During the election campaign, both major parties indicated they were open to the idea of allowing a spot Bitcoin ETF. The People Power Party later retracted their initial support but lost the election to the Democratic Party.

The upcoming implementation of South Korea’s Virtual Asset User Protection Act in July 2024 will grant more supervisory powers to financial authorities, which could pave the way for the ETFs.

Japan

The Japanese government’s recent approval of a bill allowing investment and venture capital funds to acquire cryptocurrencies suggests a willingness to integrate digital assets into the broader financial system.

At present, crypto ETFs are banned in the country but there is some support from crypto advocates to lobby for a change.

Current prime minister Fumio Kishida has on various occasions said he wants to turn Japan into a web3 hub as well as a wealth management centre.

The Government Pension Investment Fund in the country has also said it was looking into allowing crypto into their long-term asset allocation — although BitGo’s Seow cautioned that the results of that might not be seen for years.

“That could mean in five years, 10 years, no one knows.
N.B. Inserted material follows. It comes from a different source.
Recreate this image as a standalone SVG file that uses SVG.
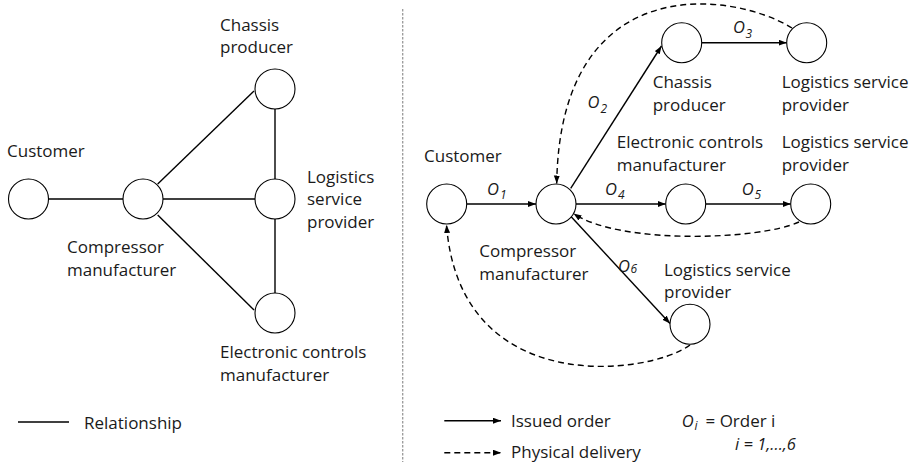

But the fact that they’ve come out to say that they’re doing the work on it is quite interesting,” he said.

Thailand

Despite the current administration’s pro-crypto stance, Thailand remains one of the more conservative jurisdictions in Asia regarding spot Bitcoin ETFs.

The Thai Securities and Exchange Commission has explicitly stated that it does not plan to permit these ETFs for the time being.

However, a nuanced approach is visible in its recent decision to allow private funds for US spot Bitcoin ETFs for institutional investors and high-net-worth individuals.

Singapore

Singapore has positioned itself firmly against the introduction of the US spot Bitcoin ETFs for retail investors for the time being, and ruled out the possibility of a local product.

This decision reflects broader concerns over the volatility and regulatory complexities associated with cryptocurrency investments.

The Monetary Authority of Singapore is prioritising investor protection amidst the burgeoning interest in these new asset classes.

“If there is something down the road that would be commercially viable and politically viable, I don’t see why the regime would not change their mind,” said Seow.